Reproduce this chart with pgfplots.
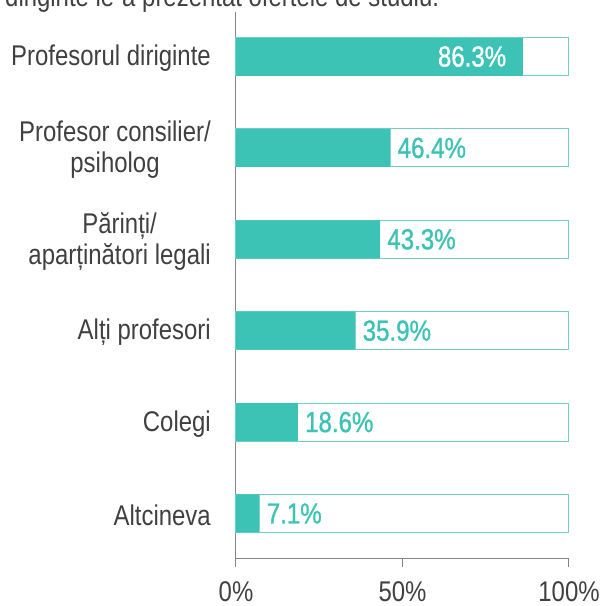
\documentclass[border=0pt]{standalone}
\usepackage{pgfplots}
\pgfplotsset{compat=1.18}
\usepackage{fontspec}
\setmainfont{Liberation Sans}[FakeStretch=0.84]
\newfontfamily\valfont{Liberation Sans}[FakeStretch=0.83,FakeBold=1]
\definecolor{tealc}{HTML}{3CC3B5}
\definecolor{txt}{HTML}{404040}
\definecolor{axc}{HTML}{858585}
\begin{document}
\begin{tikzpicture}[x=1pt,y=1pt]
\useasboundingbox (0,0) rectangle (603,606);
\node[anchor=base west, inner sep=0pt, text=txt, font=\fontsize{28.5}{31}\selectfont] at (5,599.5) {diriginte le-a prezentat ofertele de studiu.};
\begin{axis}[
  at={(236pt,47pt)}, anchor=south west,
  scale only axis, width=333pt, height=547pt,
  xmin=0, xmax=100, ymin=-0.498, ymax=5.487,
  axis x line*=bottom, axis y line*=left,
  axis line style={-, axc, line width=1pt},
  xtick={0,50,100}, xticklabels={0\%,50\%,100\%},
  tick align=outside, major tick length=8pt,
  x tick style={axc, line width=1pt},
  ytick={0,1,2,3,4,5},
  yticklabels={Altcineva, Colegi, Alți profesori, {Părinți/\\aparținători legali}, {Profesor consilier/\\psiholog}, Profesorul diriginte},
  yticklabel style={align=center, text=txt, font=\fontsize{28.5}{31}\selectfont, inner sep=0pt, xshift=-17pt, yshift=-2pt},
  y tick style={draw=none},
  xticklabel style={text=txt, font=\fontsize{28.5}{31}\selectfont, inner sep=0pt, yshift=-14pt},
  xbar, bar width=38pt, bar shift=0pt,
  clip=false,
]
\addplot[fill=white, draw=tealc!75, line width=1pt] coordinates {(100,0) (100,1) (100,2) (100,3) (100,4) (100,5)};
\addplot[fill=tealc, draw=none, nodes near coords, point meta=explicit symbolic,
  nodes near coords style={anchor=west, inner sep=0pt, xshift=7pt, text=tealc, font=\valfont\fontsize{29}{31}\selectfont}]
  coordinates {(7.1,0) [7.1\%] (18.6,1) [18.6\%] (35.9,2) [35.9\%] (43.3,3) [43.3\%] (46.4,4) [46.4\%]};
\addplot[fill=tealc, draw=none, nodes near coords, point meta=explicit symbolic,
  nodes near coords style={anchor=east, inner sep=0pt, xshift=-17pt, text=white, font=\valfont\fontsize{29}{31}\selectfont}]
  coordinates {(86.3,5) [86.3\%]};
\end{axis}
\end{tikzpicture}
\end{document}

========

• _Exercise prompt_
Reproduce the data word for word, excluding its pictures.

• _Task solution_
Reproduce this chart with pgfplots.
\documentclass[border=0pt]{standalone}
\usepackage{pgfplots}
\pgfplotsset{compat=1.18}
\usepackage{fontspec}
\setmainfont{Liberation Sans}[FakeStretch=0.84]
\newfontfamily\valfont{Liberation Sans}[FakeStretch=0.83,FakeBold=1]
\definecolor{tealc}{HTML}{3CC3B5}
\definecolor{txt}{HTML}{404040}
\definecolor{axc}{HTML}{858585}
\begin{document}
\begin{tikzpicture}[x=1pt,y=1pt]
\useasboundingbox (0,0) rectangle (603,606);
\node[anchor=base west, inner sep=0pt, text=txt, font=\fontsize{28.5}{31}\selectfont] at (5,599.5) {diriginte le-a prezentat ofertele de studiu.};
\begin{axis}[
  at={(236pt,47pt)}, anchor=south west,
  scale only axis, width=333pt, height=547pt,
  xmin=0, xmax=100, ymin=-0.498, ymax=5.487,
  axis x line*=bottom, axis y line*=left,
  axis line style={-, axc, line width=1pt},
  xtick={0,50,100}, xticklabels={0\%,50\%,100\%},
  tick align=outside, major tick length=8pt,
  x tick style={axc, line width=1pt},
  ytick={0,1,2,3,4,5},
  yticklabels={Altcineva, Colegi, Alți profesori, {Părinți/\\aparținători legali}, {Profesor consilier/\\psiholog}, Profesorul diriginte},
  yticklabel style={align=center, text=txt, font=\fontsize{28.5}{31}\selectfont, inner sep=0pt, xshift=-17pt, yshift=-2pt},
  y tick style={draw=none},
  xticklabel style={text=txt, font=\fontsize{28.5}{31}\selectfont, inner sep=0pt, yshift=-14pt},
  xbar, bar width=38pt, bar shift=0pt,
  clip=false,
]
\addplot[fill=white, draw=tealc!75, line width=1pt] coordinates {(100,0) (100,1) (100,2) (100,3) (100,4) (100,5)};
\addplot[fill=tealc, draw=none, nodes near coords, point meta=explicit symbolic,
  nodes near coords style={anchor=west, inner sep=0pt, xshift=7pt, text=tealc, font=\valfont\fontsize{29}{31}\selectfont}]
  coordinates {(7.1,0) [7.1\%] (18.6,1) [18.6\%] (35.9,2) [35.9\%] (43.3,3) [43.3\%] (46.4,4) [46.4\%]};
\addplot[fill=tealc, draw=none, nodes near coords, point meta=explicit symbolic,
  nodes near coords style={anchor=east, inner sep=0pt, xshift=-17pt, text=white, font=\valfont\fontsize{29}{31}\selectfont}]
  coordinates {(86.3,5) [86.3\%]};
\end{axis}
\end{tikzpicture}
\end{document}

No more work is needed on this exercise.